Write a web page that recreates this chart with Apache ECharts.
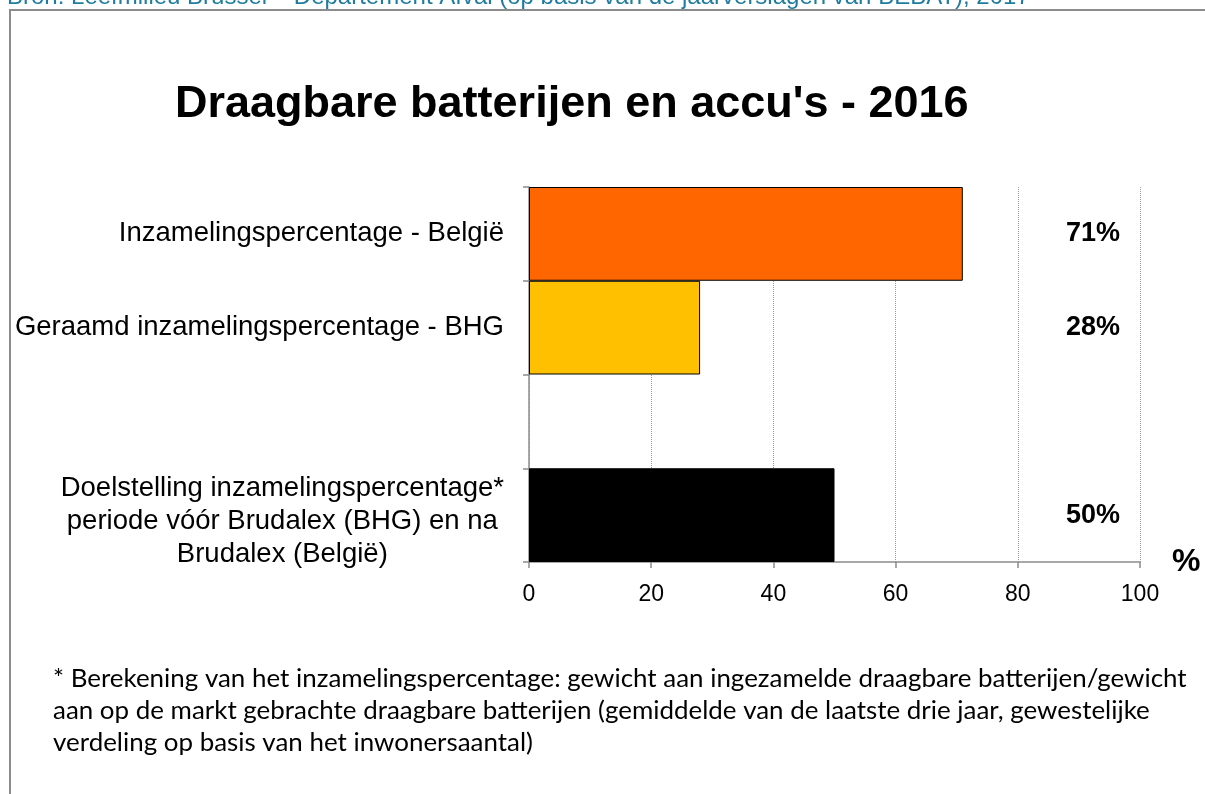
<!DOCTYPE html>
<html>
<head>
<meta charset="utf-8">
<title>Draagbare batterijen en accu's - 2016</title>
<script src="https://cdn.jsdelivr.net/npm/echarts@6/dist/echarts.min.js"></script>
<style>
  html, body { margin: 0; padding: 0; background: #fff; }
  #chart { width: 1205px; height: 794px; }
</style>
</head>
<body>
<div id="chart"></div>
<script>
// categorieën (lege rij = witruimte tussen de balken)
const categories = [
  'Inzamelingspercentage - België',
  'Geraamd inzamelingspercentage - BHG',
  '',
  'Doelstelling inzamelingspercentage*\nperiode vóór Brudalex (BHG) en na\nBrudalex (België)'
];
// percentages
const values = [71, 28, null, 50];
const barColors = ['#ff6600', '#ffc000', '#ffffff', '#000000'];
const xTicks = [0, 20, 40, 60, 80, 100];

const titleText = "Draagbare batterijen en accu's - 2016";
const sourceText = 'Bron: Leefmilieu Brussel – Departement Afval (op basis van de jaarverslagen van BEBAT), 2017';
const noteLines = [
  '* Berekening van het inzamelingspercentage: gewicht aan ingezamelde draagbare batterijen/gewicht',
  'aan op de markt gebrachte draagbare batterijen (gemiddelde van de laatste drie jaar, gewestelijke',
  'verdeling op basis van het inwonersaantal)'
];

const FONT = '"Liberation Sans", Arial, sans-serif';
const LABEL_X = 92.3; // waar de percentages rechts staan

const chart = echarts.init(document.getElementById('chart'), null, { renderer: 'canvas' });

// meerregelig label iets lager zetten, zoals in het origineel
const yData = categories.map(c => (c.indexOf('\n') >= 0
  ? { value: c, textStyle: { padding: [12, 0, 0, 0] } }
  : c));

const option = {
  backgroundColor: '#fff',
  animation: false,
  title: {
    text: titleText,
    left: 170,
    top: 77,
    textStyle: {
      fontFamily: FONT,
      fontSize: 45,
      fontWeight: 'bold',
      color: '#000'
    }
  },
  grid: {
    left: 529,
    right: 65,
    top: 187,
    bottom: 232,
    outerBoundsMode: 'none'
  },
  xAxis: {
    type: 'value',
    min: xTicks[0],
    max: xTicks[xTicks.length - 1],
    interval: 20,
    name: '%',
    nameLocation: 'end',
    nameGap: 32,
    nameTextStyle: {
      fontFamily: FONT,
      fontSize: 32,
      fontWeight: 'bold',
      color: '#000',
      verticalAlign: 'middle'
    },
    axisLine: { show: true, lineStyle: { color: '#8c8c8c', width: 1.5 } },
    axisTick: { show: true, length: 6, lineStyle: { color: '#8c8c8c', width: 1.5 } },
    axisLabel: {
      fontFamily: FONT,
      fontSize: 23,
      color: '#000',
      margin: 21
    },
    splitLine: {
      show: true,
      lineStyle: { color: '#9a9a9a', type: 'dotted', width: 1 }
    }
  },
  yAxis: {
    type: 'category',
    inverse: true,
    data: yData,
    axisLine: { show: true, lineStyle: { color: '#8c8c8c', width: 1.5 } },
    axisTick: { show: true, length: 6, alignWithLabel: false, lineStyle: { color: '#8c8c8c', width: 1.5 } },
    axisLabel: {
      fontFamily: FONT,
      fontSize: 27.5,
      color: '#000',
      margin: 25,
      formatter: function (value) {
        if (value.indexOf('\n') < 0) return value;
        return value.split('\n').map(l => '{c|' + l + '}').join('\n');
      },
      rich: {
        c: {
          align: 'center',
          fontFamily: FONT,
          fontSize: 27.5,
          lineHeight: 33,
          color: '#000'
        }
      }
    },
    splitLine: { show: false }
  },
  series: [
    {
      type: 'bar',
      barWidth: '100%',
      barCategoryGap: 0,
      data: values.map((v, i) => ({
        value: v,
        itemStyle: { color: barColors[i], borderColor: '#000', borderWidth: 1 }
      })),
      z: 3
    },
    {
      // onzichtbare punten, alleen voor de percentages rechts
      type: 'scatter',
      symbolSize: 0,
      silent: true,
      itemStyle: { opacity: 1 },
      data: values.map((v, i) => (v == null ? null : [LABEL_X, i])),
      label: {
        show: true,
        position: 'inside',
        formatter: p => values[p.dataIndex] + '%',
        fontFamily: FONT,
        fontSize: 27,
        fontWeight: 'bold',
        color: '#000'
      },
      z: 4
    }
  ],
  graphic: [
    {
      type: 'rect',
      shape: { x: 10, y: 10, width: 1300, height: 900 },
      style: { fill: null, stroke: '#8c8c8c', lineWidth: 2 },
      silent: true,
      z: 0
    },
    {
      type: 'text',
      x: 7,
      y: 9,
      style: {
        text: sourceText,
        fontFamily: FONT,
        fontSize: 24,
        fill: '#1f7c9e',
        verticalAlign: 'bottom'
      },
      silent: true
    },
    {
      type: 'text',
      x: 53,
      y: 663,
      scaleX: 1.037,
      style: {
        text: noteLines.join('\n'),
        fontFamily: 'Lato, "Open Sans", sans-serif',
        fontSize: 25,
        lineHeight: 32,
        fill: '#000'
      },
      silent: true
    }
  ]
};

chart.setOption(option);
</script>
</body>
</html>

----------------------------------------

Write out exactly the lines between the start of the data and the line with "const xTicks = [0, 20, 40, 60, 80, 100];", including both, but none of the pictures.

Write a web page that recreates this chart with Apache ECharts.
<!DOCTYPE html>
<html>
<head>
<meta charset="utf-8">
<title>Draagbare batterijen en accu's - 2016</title>
<script src="https://cdn.jsdelivr.net/npm/echarts@6/dist/echarts.min.js"></script>
<style>
  html, body { margin: 0; padding: 0; background: #fff; }
  #chart { width: 1205px; height: 794px; }
</style>
</head>
<body>
<div id="chart"></div>
<script>
// categorieën (lege rij = witruimte tussen de balken)
const categories = [
  'Inzamelingspercentage - België',
  'Geraamd inzamelingspercentage - BHG',
  '',
  'Doelstelling inzamelingspercentage*\nperiode vóór Brudalex (BHG) en na\nBrudalex (België)'
];
// percentages
const values = [71, 28, null, 50];
const barColors = ['#ff6600', '#ffc000', '#ffffff', '#000000'];
const xTicks = [0, 20, 40, 60, 80, 100];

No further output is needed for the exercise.